Despite government austerity measures, the firm’s latest economic outlook sees the UK’s debt to GDP ratio sticking near historic highs as borrowing hits £10.2 trillion by 2015.
But if the economy does not perform as well as expected, one plausible alternative scenario could still see the debt burden soar as high as 5.8 times of GDP…
Even that assessment, made only last November, is open to re-appraisal:
The Office for Budget Responsibility has raised its prediction of total household debt in 2015 by a staggering £303bn since late last year, in the belief that families and individuals will respond to straitened times by extra borrowing. Average household debt based on the OBR figures is forecast to rise to £77,309 by 2015, rather than the £66,291 under previous projections.

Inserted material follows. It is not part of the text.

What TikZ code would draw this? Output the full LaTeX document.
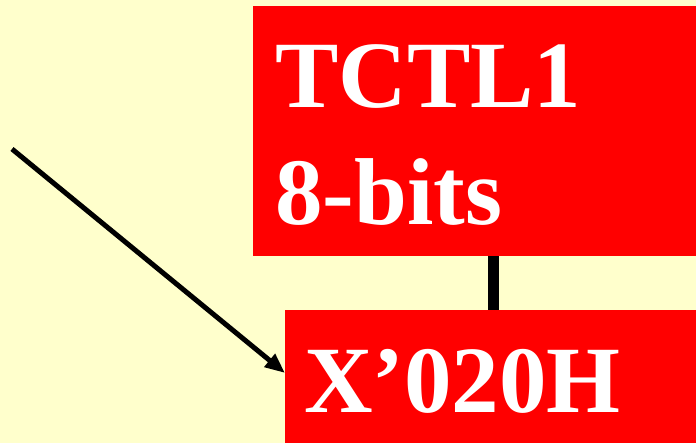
\documentclass[tikz,border=0pt]{standalone}
\usepackage{fontspec}
\setmainfont{Liberation Serif}
\usetikzlibrary{arrows.meta,calc}
\definecolor{bgyellow}{HTML}{FFFFCC}
\definecolor{boxred}{HTML}{FF0000}
\begin{document}
\begin{tikzpicture}[x=1pt,y=-1pt,
  regbox/.style={fill=boxred,draw=none,inner sep=0pt,anchor=north west},
  bigtext/.style={text=white,font=\fontsize{95}{114}\selectfont\bfseries,inner sep=0pt,anchor=base west}]
\fill[bgyellow] (0,0) rectangle (696,443);
\useasboundingbox (0,0) rectangle (696,443);
\node[regbox,minimum width=443pt,minimum height=250pt] (box1) at (253,6) {};
\node[regbox,minimum width=411pt,minimum height=133pt] (box2) at (285,310) {};
\node[bigtext] (t1) at (275,108) {TCTL1};
\node[bigtext] (t2) at (275,225) {8-bits};
\node[bigtext] (t3) at (304,413) {X’020H};
\coordinate (c) at (493,0);
\draw[line width=11pt] (box1.south -| c) -- (box2.north -| c);
\coordinate (a0) at (12,149);
\coordinate (a1) at (0,373);
\draw[line width=5pt,-{Triangle[length=20pt,width=16pt]}] (a0) -- (box2.west |- a1);
\end{tikzpicture}
\end{document}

Economists say the figures show that George Osborne’s drive to slash the public deficit and his predictions on growth are based on assumptions that debt will switch from the government’s books to private households – undermining his claims to be a debt-slashing chancellor.
In short, the whole intent is to off-load the national deficit onto personal indebtedness.
Once that truth is established, much else falls into place: ramping up VAT, increasing student debt, privatizing services, introducing charges and increasing the rest … you see it, he’ll tax it or charge for it.
If the Great British Public do not oblige, if they stay on spending strike, then the whole of Osborne’s strategy is in ruins, along with the national economy.
Or, as Paul Krugman has it:
… the only way the economy can avoid taking a hit from government cuts is if private spending rises to fill the gap — and although you rarely hear the austerians admitting this, the only way that can happen is if people take on more debt. So we have the spectacle of a government that inveighs against the evils of debt pinning all its hopes on an assumption that over-indebted households will dig their hole even deeper.
All in all, it’s quite a spectacle. It would be funny, except that millions of people will suffer the cost of this folly.